Those on the left assure us that the secret to creating more jobs is making it easier for more people to go to college. We have to keep taxing job creators and workers, they say, so that we can pay for more people to get a college indoctrination. I mean education! Well, we have been trying that approach for some time – tax the private sector, make it cheaper for people to go to college. And the result is that we now have a record high number of young adults with college degrees, and a record high number of young adults living in poverty and a record high number of young adults living at home.
The article from Campus Reform tells us where we are now.
An all-time high of 30.3 percent of millennials are living with a parent, according to data released from the U.S. Census Bureau’s study, “Young Adults: Then and Now.”
The study, released Dec., 4, 2014, and tracks the young adult population from the 1980, 1990, and 2000 Censuses and the 2009-2013 American Community Survey, gathering data about salary, education level, transportation habits, and more than 40 other topics.
Millennials are living at home, and more are living in poverty with lower rates of employment than their predecessors.
According to the report, millennials are more likely to live at home than any other generation of young adults. In 1980, 22.9 percent of young adults lived with a parent, while in 1990 the percentage increased to 24.2 percent. In 2000, the percentage decreased to 23.2 percent, but by 2013 it hit a record-level by jumping more than 7 percentage points.
Millennials are living at home, and more are living in poverty with lower rates of employment than their predecessors. According to the study, one in five young adults live in poverty, up from one in seven in 1980. Currently, the study claims 65 percent of millennials are employed compared to the 1980 number of 69 percent.
Yet, 22 percent of young adults have a college degree, compared to only 16 percent in 1980.
The troubling thing about this for me is how much millenials keep voting, again and again, for higher taxes and more regulations. On the one hand, they want to vote against evil corporations. Tax them more! Regulate them, to save the planet! Then, a split-second later, they go and ask these corporations that they’ve been taught to bash for work. There is work for them, all right – in other countries with lower taxes and less regulation.
Anyway, we want to be positive, so again, I’m going to provide people with useful information.
First, study STEM programs:
- Petroleum Engineering – Starting Salary: $103,000 / Mid-Career Salary: $160,000
- Actuarial Mathematics – Starting Salary: $58,700 / Mid-Career Salary: $120,000
- Nuclear Engineering – Starting Salary: $67,600 / Mid-Career Salary: $117,000
- Chemical Engineering – Starting Salary: $68,200 / Mid-Career Salary: $115,000
- Aerospace Engineering – Starting Salary: $62,800 / Mid-Career Salary: $109,000
- Electrical Engineering – Starting Salary: $64,300 / Mid-Career Salary: $106,000
- Computer Engineering – Starting Salary: $65,300 / Mid-Career Salary: $106,000
- Computer Science – Starting Salary: $59,800 / Mid-Career Salary: $102,000
- Physics – Starting Salary: $53,100 / Mid-Career Salary: $101,000
- Mechanical Engineering – Starting Salary: $60,900 / Mid-Career Salary: $99,700
And you should also start investing early, and keep investing:
The good news is there are now more millionaires than ever. But when it comes to retirement, is a million dollars enough?

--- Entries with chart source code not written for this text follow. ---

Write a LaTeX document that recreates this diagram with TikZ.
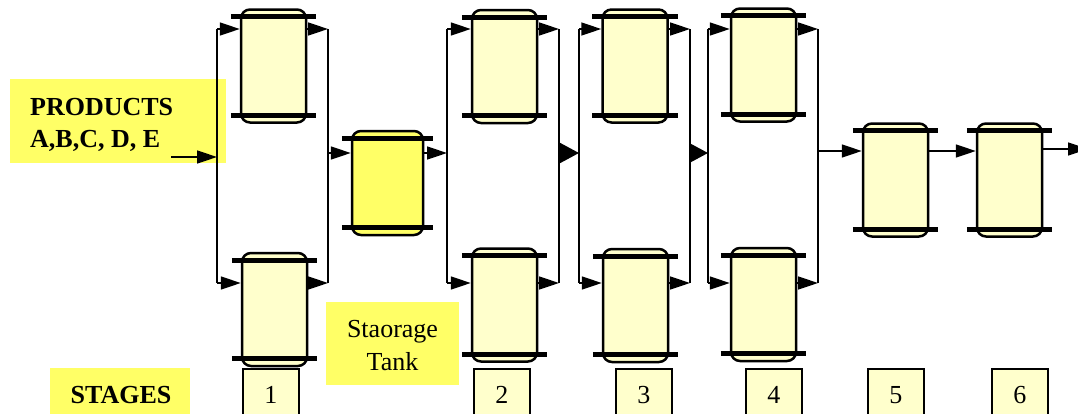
\documentclass[tikz,border=0pt]{standalone}
\usepackage{fontspec}
\setmainfont{Liberation Serif}
\usetikzlibrary{arrows.meta}
\definecolor{pale}{HTML}{FFFFCC}
\definecolor{yel}{HTML}{FFFF66}
\begin{document}
\begin{tikzpicture}[x=1pt,y=-1pt,
  vessel/.style={draw,line width=2.5pt,rounded corners=9pt,fill=pale,minimum width=65pt,minimum height=113pt,inner sep=0pt},
  tankv/.style={vessel,fill=yel,minimum width=71pt,minimum height=104pt},
  bar/.style={line width=5pt},
  pipe/.style={line width=1.6pt},
  arr/.style={pipe,-{Triangle[length=20pt,width=13pt]}},
  bigarr/.style={pipe,-{Triangle[length=19pt,width=20pt]}},
  lbl/.style={fill=yel,inner sep=0pt,anchor=north west},
  txt/.style={inner sep=0pt,anchor=base,font=\fontsize{26}{32}\selectfont},
  btxt/.style={inner sep=0pt,font=\bfseries\fontsize{26}{32}\selectfont},
  stagebox/.style={draw,fill=pale,line width=1.6pt,minimum width=56pt,minimum height=46pt,inner sep=0pt,anchor=north west}]
\clip (0,0) rectangle (1078,413);
% yellow labels
\node[lbl,minimum width=216pt,minimum height=84pt] (prodbox) at (10,79) {};
\node[btxt,anchor=base west] (prod1) at (30,115) {PRODUCTS};
\node[btxt,anchor=base west] (prod2) at (30,147) {A,B,C, D, E};
\node[lbl,minimum width=133pt,minimum height=83pt] (tankbox) at (326,302) {};
\node[txt] (tank1) at (392.5,337) {Staorage};
\node[txt] (tank2) at (392.5,370) {Tank};
\node[lbl,minimum width=140pt,minimum height=46pt] (stgbox) at (50,368) {};
\node[btxt,anchor=base] (stg) at (121,403) {STAGES};
% stage number boxes
\foreach \n/\x in {1/242,2/473,3/615,4/745,5/867,6/991}{
  \node[stagebox] (b\n) at (\x,368) {};
  \node[txt] (n\n) at (b\n.north |- 0,403) {\n};
}
% vessels
\node[vessel] (s1a) at (273.5,66) {};
\node[vessel] (s1b) at (274.5,309.5) {};
\node[tankv] (tk) at (387.5,183) {};
\node[vessel] (s2a) at (504.5,66.5) {};
\node[vessel] (s2b) at (504.5,305) {};
\node[vessel] (s3a) at (635,66) {};
\node[vessel] (s3b) at (635.5,305.5) {};
\node[vessel] (s4a) at (763.5,65) {};
\node[vessel] (s4b) at (763.5,304.5) {};
\node[vessel] (s5) at (895.5,180) {};
\node[vessel] (s6) at (1009.5,180) {};
\foreach \v in {s1a,s1b,tk,s2a,s2b,s3a,s3b,s4a,s4b,s5,s6}{
  \draw[bar] ([xshift=-9pt,yshift=-8.5pt]\v.north west) -- ([xshift=9pt,yshift=-8.5pt]\v.north east);
  \draw[bar] ([xshift=-9pt,yshift=8.5pt]\v.south west) -- ([xshift=9pt,yshift=8.5pt]\v.south east);
}
% header lines of each parallel stage
\foreach \k/\l/\r in {1/217/328,2/447/559,3/579/690,4/708/818}{
  \coordinate (L\k t) at (\l,29);
  \coordinate (L\k b) at (\l,283);
  \coordinate (L\k m) at (\l,153);
  \coordinate (R\k t) at (\r,29);
  \coordinate (R\k b) at (\r,283);
  \coordinate (R\k m) at (\r,153);
  \draw[pipe] (L\k t) -- (L\k b);
  \draw[pipe] (R\k t) -- (R\k b);
  \draw[arr] (L\k t) -- (s\k a.west |- L\k t);
  \draw[arr] (L\k b) -- (s\k b.west |- L\k b);
  \draw[arr] (s\k a.east |- R\k t) -- (R\k t);
  \draw[arr] (s\k b.east |- R\k b) -- (R\k b);
}
% feed
\coordinate (feed) at (171,157);
\coordinate (L1i) at (217,157);
\draw[arr] (feed) -- (L1i);
% between stages
\draw[arr] (R1m) -- (tk.west |- R1m);
\draw[arr] (tk.east |- L2m) -- (L2m);
\draw[bigarr] (R2m) -- (L3m);
\draw[bigarr] (R3m) -- (L4m);
\coordinate (R4o) at (818,151);
\draw[arr] (R4o) -- (s5.west |- R4o);
\draw[arr] (s5.east |- R4o) -- (s6.west |- R4o);
\coordinate (out) at (1088,149);
\draw[arr] (s6.east |- out) -- (out);
\end{tikzpicture}
\end{document}
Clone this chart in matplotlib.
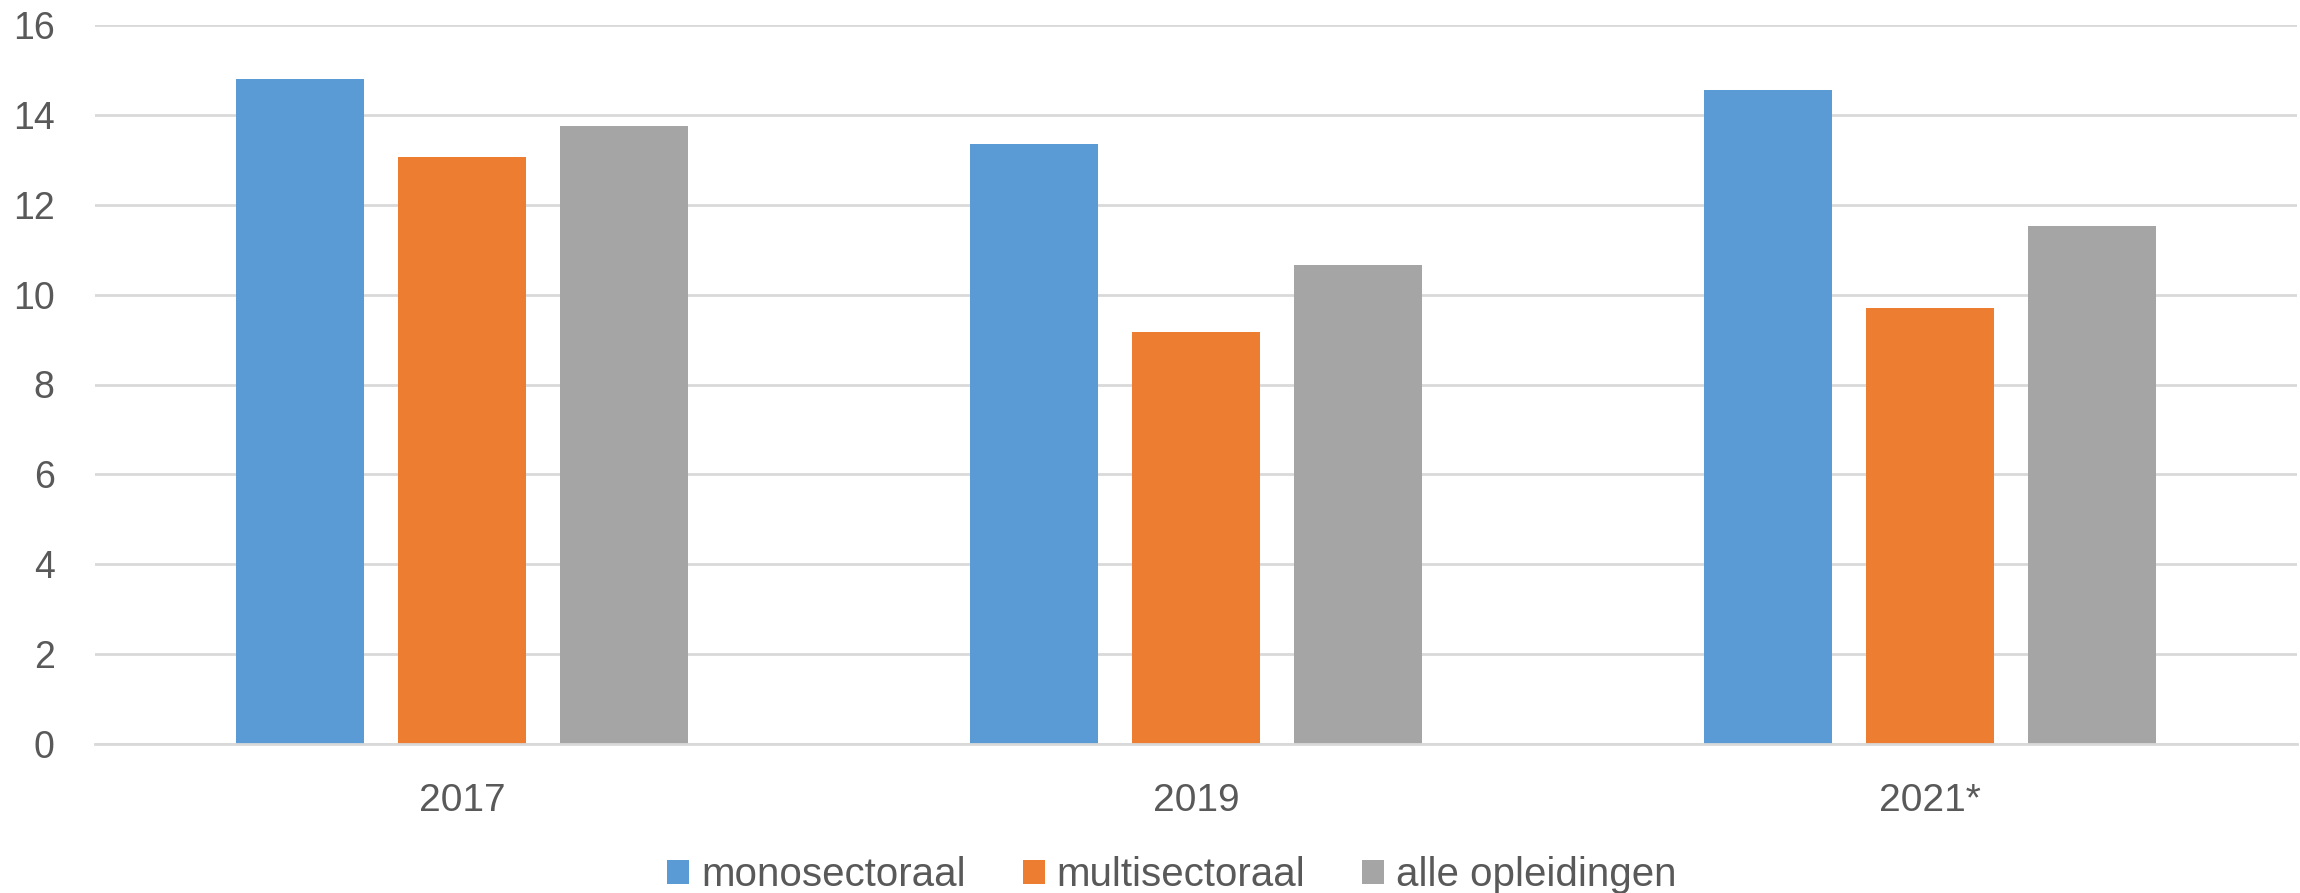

“If they want to be financially independent, retire at 65 and be able to have an income of $40,000 a year in retirement for 30 years, then it’s likely that they’re going to need a million dollars to retire to generate that lifestyle,” said Bruce Allen, an independent wealth advisor.
Living comfortably on $40,000 a year in retirement, which would require a $1 million nest egg by the time you reach the retirement age, will depend on your expenses, investment returns and health-care costs.
[…]Many retirees make it work with less. According to Census data, the median household income for those 65 and older is $34,000, but that’s almost half the $66,000 for ages 55 to 64. In order to preserve that preretirement standard of living, financial experts say you’ll need more than a million dollars.
And the last piece of advice I would be this – if you are a young person, you should be looking into understanding how to save and invest, and you should be reading unbiased financial news. It’s not enough to hope that the government is going to bail you out. In all likelihood, the government will be coming to you in 15 years, looking for you to bail them out of their obligations to pay the pensions and health care costs of retirees. You should not take pride in being ignorant of economics and politics. This is your problem. Wishing and hoping that things will be OK will not make these challenges go away. Just because your friends, your favorite musicians, your favorite authors, your co-workers, etc. are not talking about these issues to you, it does not mean that these challenges don’t apply to you. They do apply to you. And just getting good grades now is NOT a guarantee that you will be OK later. You’re going to be expected to do more with less in a way that your parents never had to do. They are leaving you a worse financial world than they received.